Epstein and his research assistant, Yvonne Barr, focused on Burkitt's lymphoma, a newly recognized cancer that caused a disfiguring jaw tumor and was a leading killer of children in equatorial Africa.

Epstein managed to grow the lymphoma cells in lab dishes and used an electron microscope to see virus particles in the malignant cells. But that was a long way from meeting the criteria for proving a causal link. (Those criteria were first described by Henle's grandfather Jacob, then refined by Jacob's student Robert Koch.)

In 1965, Epstein turned for help to his friends and colleagues Gertrude and Werner Henle.

Over the next decade, the Henles' team unraveled the mysteries of what turned out to be a paradoxical, novel viral pathogen. The researchers showed that infection with the virus, which they christened Epstein-Barr, could turn normal human white blood cells into ones growing immortally, a hallmark of cancer cells. The team - more precisely, zur Hausen - showed that the virus could slip its DNA into a healthy cell's genome and stay there, inactive but persistent.

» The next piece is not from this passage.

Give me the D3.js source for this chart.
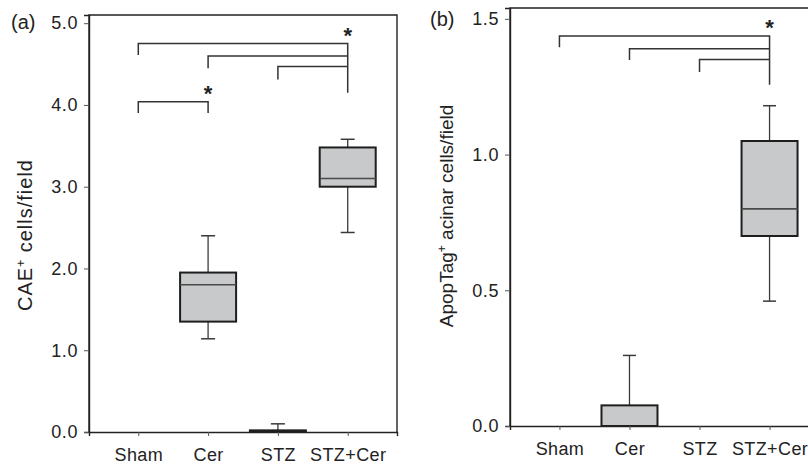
<!DOCTYPE html>
<html>
<head>
<meta charset="utf-8">
<script src="https://cdn.jsdelivr.net/npm/d3@7"></script>
<style>
  body { margin: 0; background: #fff; }
  svg { font-family: "Liberation Sans", Arial, sans-serif; }
</style>
</head>
<body>
<svg width="808" height="465"></svg>
<script>
// groups on the x axis
const groups = ["Sham", "Cer", "STZ", "STZ+Cer"];

// panel (a) CAE+ cells/field : box stats per group
const aLow    = [0, 1.14, 0,    2.44];
const aQ1     = [0, 1.35, 0,    3.00];
const aMedian = [0, 1.80, 0,    3.10];
const aQ3     = [0, 1.95, 0.02, 3.48];
const aHigh   = [0, 2.40, 0.10, 3.58];
const aTicks  = [0, 1, 2, 3, 4, 5];

// panel (b) ApopTag+ acinar cells/field
const bLow    = [0, 0,     0, 0.46];
const bQ1     = [0, 0,     0, 0.70];
const bMedian = [0, 0,     0, 0.80];
const bQ3     = [0, 0.076, 0, 1.05];
const bHigh   = [0, 0.26,  0, 1.18];
const bTicks  = [0, 0.5, 1, 1.5];

// significance brackets: [left group, right group, bar level, left end, right end, star]
const aBrackets = [
  ["Sham", "STZ+Cer", 4.75, 4.61, 4.15, true],
  ["Cer",  "STZ+Cer", 4.60, 4.45, 4.60, false],
  ["STZ",  "STZ+Cer", 4.47, 4.31, 4.47, false],
  ["Sham", "Cer",     4.04, 3.90, 3.90, true]
];
const bBrackets = [
  ["Sham", "STZ+Cer", 1.437, 1.395, 1.257, true],
  ["Cer",  "STZ+Cer", 1.39,  1.348, 1.39,  false],
  ["STZ",  "STZ+Cer", 1.35,  1.304, 1.35,  false]
];

const svg = d3.select("svg");

function drawPanel(p) {
  const x = d3.scalePoint().domain(groups).range([p.left, p.right]).padding(0.706);
  const y = d3.scaleLinear().domain([0, p.ymax]).range([p.bottom, p.top]);
  const g = svg.append("g");

  // boxes
  const boxes = groups.map((k, i) => ({
    key: k, lo: p.low[i], q1: p.q1[i], med: p.median[i], q3: p.q3[i], hi: p.high[i]
  })).filter(d => d.hi > 0);

  const bw = 56, cap = p.cap;
  const b = g.selectAll("g.box").data(boxes).enter().append("g");

  // whiskers
  b.append("line")
    .attr("x1", d => x(d.key)).attr("x2", d => x(d.key))
    .attr("y1", d => y(d.q3)).attr("y2", d => y(d.hi))
    .attr("stroke", "#3a3a3a").attr("stroke-width", 1.3);
  b.append("line")
    .attr("x1", d => x(d.key) - cap / 2).attr("x2", d => x(d.key) + cap / 2)
    .attr("y1", d => y(d.hi)).attr("y2", d => y(d.hi))
    .attr("stroke", "#3a3a3a").attr("stroke-width", 1.5);
  b.filter(d => d.lo < d.q1).append("line")
    .attr("x1", d => x(d.key)).attr("x2", d => x(d.key))
    .attr("y1", d => y(d.q1)).attr("y2", d => y(d.lo))
    .attr("stroke", "#3a3a3a").attr("stroke-width", 1.3);
  b.filter(d => d.lo < d.q1).append("line")
    .attr("x1", d => x(d.key) - cap / 2).attr("x2", d => x(d.key) + cap / 2)
    .attr("y1", d => y(d.lo)).attr("y2", d => y(d.lo))
    .attr("stroke", "#3a3a3a").attr("stroke-width", 1.5);

  b.append("rect")
    .attr("x", d => x(d.key) - bw / 2)
    .attr("width", bw)
    .attr("y", d => y(d.q3))
    .attr("height", d => y(d.q1) - y(d.q3))
    .attr("fill", "#c8c9cb")
    .attr("stroke", "#1e1e1e").attr("stroke-width", 2);

  b.filter(d => d.med > d.q1).append("line")
    .attr("x1", d => x(d.key) - bw / 2).attr("x2", d => x(d.key) + bw / 2)
    .attr("y1", d => y(d.med)).attr("y2", d => y(d.med))
    .attr("stroke", "#4a4a4a").attr("stroke-width", 1.6);

  // frame
  const x0 = p.left, x1 = p.right;
  g.append("path")
    .attr("d", `M${x0},${p.bottom}V${p.top}H${x1}V${p.bottom}`)
    .attr("fill", "none").attr("stroke", "#222").attr("stroke-width", 1.4);

  // axes
  const yAxis = g.append("g").attr("transform", `translate(${x0},0)`)
    .call(d3.axisLeft(y).tickValues(p.ticks).tickFormat(d3.format(".1f")).tickSize(5).tickPadding(6));
  const xAxis = g.append("g").attr("transform", `translate(0,${p.bottom})`)
    .call(d3.axisBottom(x).tickSize(4).tickPadding(12));
  [yAxis, xAxis].forEach(a => {
    a.select(".domain").attr("stroke", "#222").attr("stroke-width", 1.4);
    a.selectAll(".tick line").attr("stroke", "#555");
    a.selectAll("text").attr("fill", "#222").style("font-size", "18px").style("letter-spacing", "0.6px")
      .attr("font-family", null);
  });
  xAxis.selectAll("text").style("font-size", "18px").style("letter-spacing", "0.4px");

  // brackets
  p.brackets.forEach(br => {
    const [ga, gb, lev, endA, endB, star] = br;
    g.append("path")
      .attr("d", `M${x(ga)},${y(endA)}V${y(lev)}H${x(gb)}V${y(endB)}`)
      .attr("fill", "none").attr("stroke", "#333").attr("stroke-width", 1.5);
    if (star) {
      g.append("text")
        .attr("x", x(gb)).attr("y", y(lev) - 1)
        .attr("text-anchor", "middle")
        .style("font-size", "22px").style("font-weight", "bold")
        .attr("fill", "#222")
        .text("*");
    }
  });

  // y label
  const lab = g.append("text")
    .attr("transform", `translate(${p.labelX},${p.labelY}) rotate(-90)`)
    .attr("text-anchor", "middle")
    .style("font-size", p.labelSize + "px")
    .style("letter-spacing", p.labelSpacing + "px")
    .attr("fill", "#222");
  lab.append("tspan").text(p.label[0]);
  lab.append("tspan").attr("baseline-shift", "super").style("font-size", "12px").text("+");
  lab.append("tspan").text(" " + p.label[1]);

  // panel tag
  g.append("text").attr("x", p.tagX).attr("y", p.tagY)
    .style("font-size", "20px").attr("fill", "#222").text(p.tag);
}

drawPanel({
  left: 89, right: 397, top: 15, bottom: 432, ymax: 5.1,
  low: aLow, q1: aQ1, median: aMedian, q3: aQ3, high: aHigh, ticks: aTicks,
  brackets: aBrackets, cap: 14,
  label: ["CAE", "cells/field"], labelX: 32, labelY: 235, labelSize: 20, labelSpacing: 1,
  tag: "(a)", tagX: 11, tagY: 29
});

drawPanel({
  left: 510, right: 819, top: 8, bottom: 426, ymax: 1.54,
  low: bLow, q1: bQ1, median: bMedian, q3: bQ3, high: bHigh, ticks: bTicks,
  brackets: bBrackets, cap: 13,
  label: ["ApopTag", "acinar cells/field"], labelX: 453, labelY: 216, labelSize: 19, labelSpacing: 0,
  tag: "(b)", tagX: 430, tagY: 26
});
</script>
</body>
</html>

This latent infection helped explain how the virus ducked the immune system and how - if given genetic or environmental cues, or maybe both - it could hobble the host's DNA and promote cancer.

The latency also fit with the Henles' shocking discovery that EBV infection was ubiquitous. By measuring antibodies (a sign of immune response) to the virus in their ever-growing collection of blood samples, they concluded that by adulthood, the vast majority of humans have a dormant infection.

With that realization, they searched far and wide to identify a disease that EBV caused in the affluent Western world.

They found the answer by serendipity. Their lab technician Elaine Hutkin regularly donated blood to be used as a negative control in EBV experiments because she had no antibodies to the virus. One day in 1967, she called in sick. She had the classic signs of a fresh case of infectious mononucleosis - fever, swollen glands, sore throat.

A blood test revealed she was also, for the first time ever, highly positive for antibodies to EBV.

The Henles' "major discoveries . . . greatly influenced how the EBV story developed over the following decades," declares Cancer Virus, coauthored by the EBV researcher Dorothy Crawford.

EBV continues to fascinate and frustrate scientists. It is now known to cause five types of malignancy, including gastric cancer. Mounting evidence links it to multiple sclerosis, an autoimmune disease that, like mononucleosis, is far more common in developed than poor countries.

Because of EBV's unusual biology, it has defied efforts to develop a vaccine. But with recent discoveries about its molecular mechanisms, work is underway, notably at the Wistar Institute in Philadelphia, to develop a drug that would treat EBV cancers by selectively disabling a viral protein.